The request: Copy out all of the material exactly as presented.

Data excerpt:
════
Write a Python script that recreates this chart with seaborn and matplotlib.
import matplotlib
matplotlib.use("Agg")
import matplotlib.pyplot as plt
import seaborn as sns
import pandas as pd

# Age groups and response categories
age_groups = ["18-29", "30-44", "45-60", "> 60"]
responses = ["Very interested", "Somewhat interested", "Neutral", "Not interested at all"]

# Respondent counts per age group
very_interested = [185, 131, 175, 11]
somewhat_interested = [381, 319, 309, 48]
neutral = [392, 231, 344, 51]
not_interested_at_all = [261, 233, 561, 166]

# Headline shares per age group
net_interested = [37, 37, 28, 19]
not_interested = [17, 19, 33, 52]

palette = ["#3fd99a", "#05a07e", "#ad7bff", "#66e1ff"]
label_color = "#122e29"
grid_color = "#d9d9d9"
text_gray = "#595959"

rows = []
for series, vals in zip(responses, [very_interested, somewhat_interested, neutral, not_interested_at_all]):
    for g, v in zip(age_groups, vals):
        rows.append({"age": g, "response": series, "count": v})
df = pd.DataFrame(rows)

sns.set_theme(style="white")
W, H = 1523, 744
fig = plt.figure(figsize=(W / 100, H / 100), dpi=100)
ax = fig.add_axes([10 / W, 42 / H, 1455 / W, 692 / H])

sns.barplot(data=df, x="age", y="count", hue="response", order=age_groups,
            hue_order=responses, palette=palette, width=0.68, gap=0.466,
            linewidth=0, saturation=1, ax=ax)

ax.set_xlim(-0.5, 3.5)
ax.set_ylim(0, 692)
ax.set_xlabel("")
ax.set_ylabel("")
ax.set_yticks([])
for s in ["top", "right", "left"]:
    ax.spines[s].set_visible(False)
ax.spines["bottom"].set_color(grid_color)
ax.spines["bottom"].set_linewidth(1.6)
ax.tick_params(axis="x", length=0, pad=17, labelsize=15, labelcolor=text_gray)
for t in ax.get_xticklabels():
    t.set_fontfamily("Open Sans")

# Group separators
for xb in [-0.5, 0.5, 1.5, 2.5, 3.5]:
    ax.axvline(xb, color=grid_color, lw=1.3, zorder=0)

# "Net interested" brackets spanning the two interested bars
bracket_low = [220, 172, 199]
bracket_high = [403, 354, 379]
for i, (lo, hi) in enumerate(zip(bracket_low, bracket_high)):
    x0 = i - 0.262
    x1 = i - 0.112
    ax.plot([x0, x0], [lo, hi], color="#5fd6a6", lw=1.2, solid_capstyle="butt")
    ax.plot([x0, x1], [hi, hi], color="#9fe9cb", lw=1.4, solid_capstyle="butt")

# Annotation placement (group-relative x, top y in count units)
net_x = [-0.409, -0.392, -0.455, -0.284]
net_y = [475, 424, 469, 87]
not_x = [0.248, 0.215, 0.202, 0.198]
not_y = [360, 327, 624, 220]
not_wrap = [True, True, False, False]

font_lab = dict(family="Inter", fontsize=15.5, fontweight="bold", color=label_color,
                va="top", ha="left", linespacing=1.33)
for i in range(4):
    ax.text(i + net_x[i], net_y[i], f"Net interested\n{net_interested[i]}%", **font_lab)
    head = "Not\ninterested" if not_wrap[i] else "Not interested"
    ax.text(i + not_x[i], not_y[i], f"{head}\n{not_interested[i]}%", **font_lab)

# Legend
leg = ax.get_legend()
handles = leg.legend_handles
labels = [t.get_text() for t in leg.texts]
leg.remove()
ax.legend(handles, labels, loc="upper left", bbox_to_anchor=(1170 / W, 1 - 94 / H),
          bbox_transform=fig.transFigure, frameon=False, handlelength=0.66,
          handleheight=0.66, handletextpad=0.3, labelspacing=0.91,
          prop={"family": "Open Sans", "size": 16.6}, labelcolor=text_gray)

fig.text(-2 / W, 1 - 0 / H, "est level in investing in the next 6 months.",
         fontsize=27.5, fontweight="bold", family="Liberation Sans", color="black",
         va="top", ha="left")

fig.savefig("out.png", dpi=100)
════
Correct output:
Write a Python script that recreates this chart with seaborn and matplotlib.
import matplotlib
matplotlib.use("Agg")
import matplotlib.pyplot as plt
import seaborn as sns
import pandas as pd

# Age groups and response categories
age_groups = ["18-29", "30-44", "45-60", "> 60"]
responses = ["Very interested", "Somewhat interested", "Neutral", "Not interested at all"]

# Respondent counts per age group
very_interested = [185, 131, 175, 11]
somewhat_interested = [381, 319, 309, 48]
neutral = [392, 231, 344, 51]
not_interested_at_all = [261, 233, 561, 166]

# Headline shares per age group
net_interested = [37, 37, 28, 19]
not_interested = [17, 19, 33, 52]

palette = ["#3fd99a", "#05a07e", "#ad7bff", "#66e1ff"]
label_color = "#122e29"
grid_color = "#d9d9d9"
text_gray = "#595959"

rows = []
for series, vals in zip(responses, [very_interested, somewhat_interested, neutral, not_interested_at_all]):
    for g, v in zip(age_groups, vals):
        rows.append({"age": g, "response": series, "count": v})
df = pd.DataFrame(rows)

sns.set_theme(style="white")
W, H = 1523, 744
fig = plt.figure(figsize=(W / 100, H / 100), dpi=100)
ax = fig.add_axes([10 / W, 42 / H, 1455 / W, 692 / H])

sns.barplot(data=df, x="age", y="count", hue="response", order=age_groups,
            hue_order=responses, palette=palette, width=0.68, gap=0.466,
            linewidth=0, saturation=1, ax=ax)

ax.set_xlim(-0.5, 3.5)
ax.set_ylim(0, 692)
ax.set_xlabel("")
ax.set_ylabel("")
ax.set_yticks([])
for s in ["top", "right", "left"]:
    ax.spines[s].set_visible(False)
ax.spines["bottom"].set_color(grid_color)
ax.spines["bottom"].set_linewidth(1.6)
ax.tick_params(axis="x", length=0, pad=17, labelsize=15, labelcolor=text_gray)
for t in ax.get_xticklabels():
    t.set_fontfamily("Open Sans")

# Group separators
for xb in [-0.5, 0.5, 1.5, 2.5, 3.5]:
    ax.axvline(xb, color=grid_color, lw=1.3, zorder=0)

# "Net interested" brackets spanning the two interested bars
bracket_low = [220, 172, 199]
bracket_high = [403, 354, 379]
for i, (lo, hi) in enumerate(zip(bracket_low, bracket_high)):
    x0 = i - 0.262
    x1 = i - 0.112
    ax.plot([x0, x0], [lo, hi], color="#5fd6a6", lw=1.2, solid_capstyle="butt")
    ax.plot([x0, x1], [hi, hi], color="#9fe9cb", lw=1.4, solid_capstyle="butt")

# Annotation placement (group-relative x, top y in count units)
net_x = [-0.409, -0.392, -0.455, -0.284]
net_y = [475, 424, 469, 87]
not_x = [0.248, 0.215, 0.202, 0.198]
not_y = [360, 327, 624, 220]
not_wrap = [True, True, False, False]

font_lab = dict(family="Inter", fontsize=15.5, fontweight="bold", color=label_color,
                va="top", ha="left", linespacing=1.33)
for i in range(4):
    ax.text(i + net_x[i], net_y[i], f"Net interested\n{net_interested[i]}%", **font_lab)
    head = "Not\ninterested" if not_wrap[i] else "Not interested"
    ax.text(i + not_x[i], not_y[i], f"{head}\n{not_interested[i]}%", **font_lab)

# Legend
leg = ax.get_legend()
handles = leg.legend_handles
labels = [t.get_text() for t in leg.texts]
leg.remove()
ax.legend(handles, labels, loc="upper left", bbox_to_anchor=(1170 / W, 1 - 94 / H),
          bbox_transform=fig.transFigure, frameon=False, handlelength=0.66,
          handleheight=0.66, handletextpad=0.3, labelspacing=0.91,
          prop={"family": "Open Sans", "size": 16.6}, labelcolor=text_gray)

fig.text(-2 / W, 1 - 0 / H, "est level in investing in the next 6 months.",
         fontsize=27.5, fontweight="bold", family="Liberation Sans", color="black",
         va="top", ha="left")

fig.savefig("out.png", dpi=100)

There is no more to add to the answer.